Once the process to swap has been located, the swap daemon looks through all of its virtual memory regions looking for areas which are not shared or locked.

Linux does not swap out all of the swappable pages of the process that it has selected. Instead it removes only a small number of pages.

Pages cannot be swapped or discarded if they are locked in memory.

The Linux swap algorithm uses page aging. Each page has a counter (held in the mem_map_t data structure) that gives the Kernel swap daemon some idea whether or not a page is worth swapping. Pages age when they are unused and rejuvinate on access; the swap daemon only swaps out old pages. The default action when a page is first allocated, is to give it an initial age of 3. Each time it is touched, it’s age is increased by 3 to a maximum of 20. Every time the Kernel swap daemon runs it ages pages, decrementing their age by 1. These default actions can be changed and for this reason they (and other swap related information) are stored in the swap_control data structure. If the page is old (age = 0), the swap daemon will process it further. Dirty pages are pages which can be swapped out. Linux uses an architecture specific bit in the PTE to describe pages this way.
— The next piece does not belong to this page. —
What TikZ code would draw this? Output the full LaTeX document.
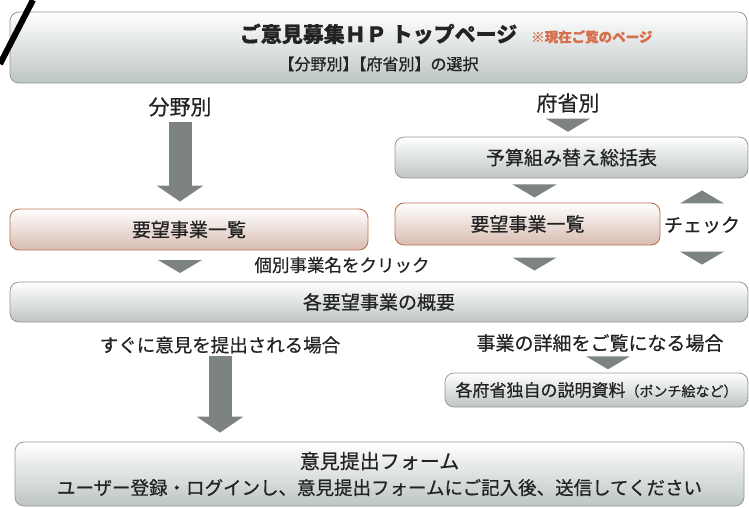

However, not all dirty pages are necessarily written to the swap file. Every virtual memory region of a process may have its own swap operation (pointed at by the vm_ops pointer in the vm_area_struct) and that method is used. Otherwise, the swap daemon will allocate a page in the swap file and write the page out to that device.

The page’s page table entry is replaced by one which is marked as invalid but which contains information about where the page is in the swap file. This is an offset into the swap file where the page is held and an indication of which swap file is being used. Whatever the swap method used, the original physical page is made free by putting it back into the free_area. Clean (or rather not dirty) pages can be discarded and put back into the free_area for re-use.

If enough of the swappable process’ pages have been swapped out or discarded, the swap daemon will again sleep. The next time it wakes it will consider the next process in the system. In this way, the swap daemon nibbles away at each process’ physical pages until the system is again in balance. This is much fairer than swapping out whole processes.